BEIJING (Reuters) - Chinese courts have sentenced 20 people to up to life in jail on charges of separatism and plotting to carry out jihad in the restive far western region of Xinjiang, the government said on Wednesday.
The courts in Kashgar and Bayingol said the 20 - all ethnic Uighurs judging by their names - had had their “thoughts poisoned by religious extremism”, and used cell phones and DVDs “to spread Muslim religious propaganda”, the Xinjiang government said on its official news website (www.ts.cn).
Some of them bought weapons to kill policemen as part of their jihad and spread propaganda related to the banned East Turkestan Islamic Movement, the report said, a group which China says wages a violent campaign for a separate state.
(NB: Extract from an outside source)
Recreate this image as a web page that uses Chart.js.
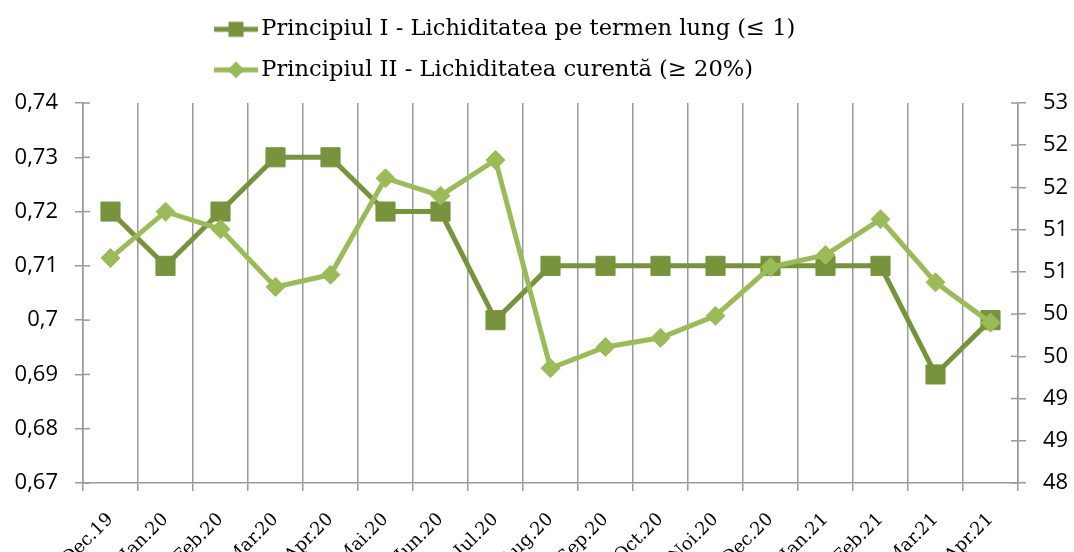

Many Uighurs, a Turkic-speaking Muslim people native to Xinjiang, chafe at Chinese controls on their religion, language and culture.
China has blamed violence in energy-rich Xinjiang - strategically located on the borders of Afghanistan, Pakistan, India and Central Asia - on Islamic separatists who want to establish an independent East Turkestan.
Some Chinese officials have also blamed attacks on Muslim militants trained in Pakistan. But many rights groups say China overstates the threat to justify its tight grip on the region.
Dilxat Raxit, spokesman for the exiled World Uyghur Congress, said the 20 were actually guilty of no more than listening to the U.S.-funded Radio Free Asia and using the internet to discuss the importance of religious and cultural freedom.
“Giving heavy sentences to Uighurs (on the excuse) of terrorism is China’s special way of carrying out suppression,” he said in an emailed statement.
In December, a Xinjiang court sentenced three men to death and another to life in prison for attempting to hijack an aircraft in June.